My Tele is American. It was new in box. It didn't come with a strap or cable. It did have the polishing cloth, which the Rascal didn't have.
I'm stuck in bass-mode and forgot that you play Tele 6 strings. It's been a few years since I bought a new instrument, (I never thought I would ever be buying another instrument, new or used anyway) and that is one of the costs that manufacturers have saved by not including cables and straps in case candy that wasn't that way when I was still buying before. That stuff turns a hefty profit as a music store add-on. I hate having to buy something really cool, like a new bass, and then having to buy something else to use it.

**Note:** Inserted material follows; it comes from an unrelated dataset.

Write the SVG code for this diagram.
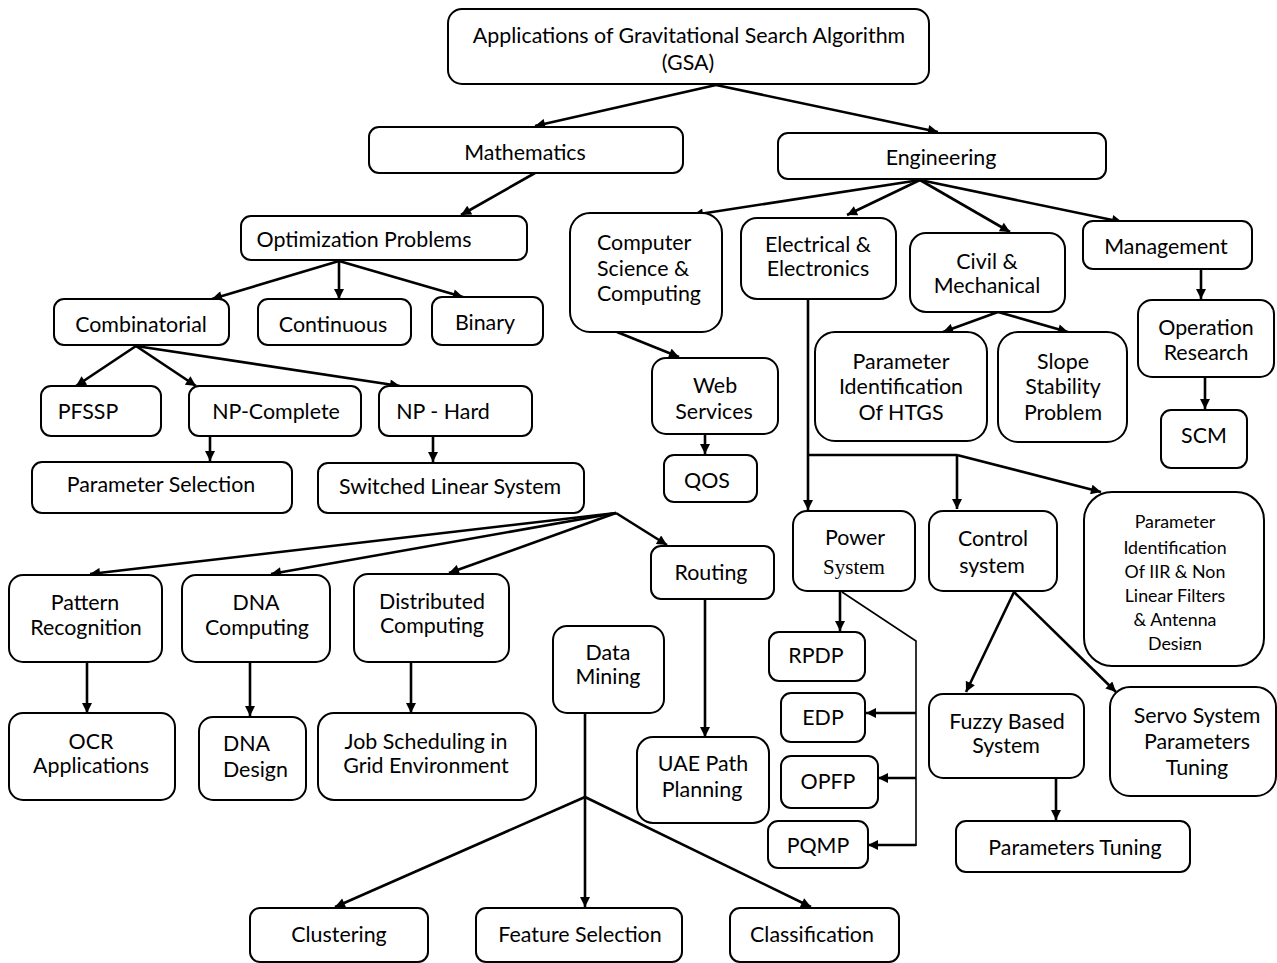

It's minor and since FMIC stopped including straps and cables to save a buck, you know that Gibson is working on a way to leverage the idea as a feature into some kind of upcharge for Les Paul guitars: the new Gibson Signature Les Paul Monster Cable Edition, yours for only $5k.
I got a fantastic MIA (I hope) instrument for the price and it scratches a tonal itch I never thought was possible outside of finding a used Wal in a pawnshop or music store that had no idea of its value and I am very happy with it while simultaneously feeling sad that such a good instrument never found its market. There are plenty of Gibson bass bombs whose market rejection was understandable. The EB's really isn't, but such is life. My EB is light years above the the 2015 T-Bird I tried out recently which makes me think that the failure will eventually be blamed on the new design pickups and bridge and Gibson will go back to only making TB+ for bass. A successful second bass pickup line would pave the way for true Sidewinder or Low Z remakes, but the market has spoken and the market says that Gibson is only allowed to make SG's, T-Birds, and hollowbodies all using the same pickups. Too bad.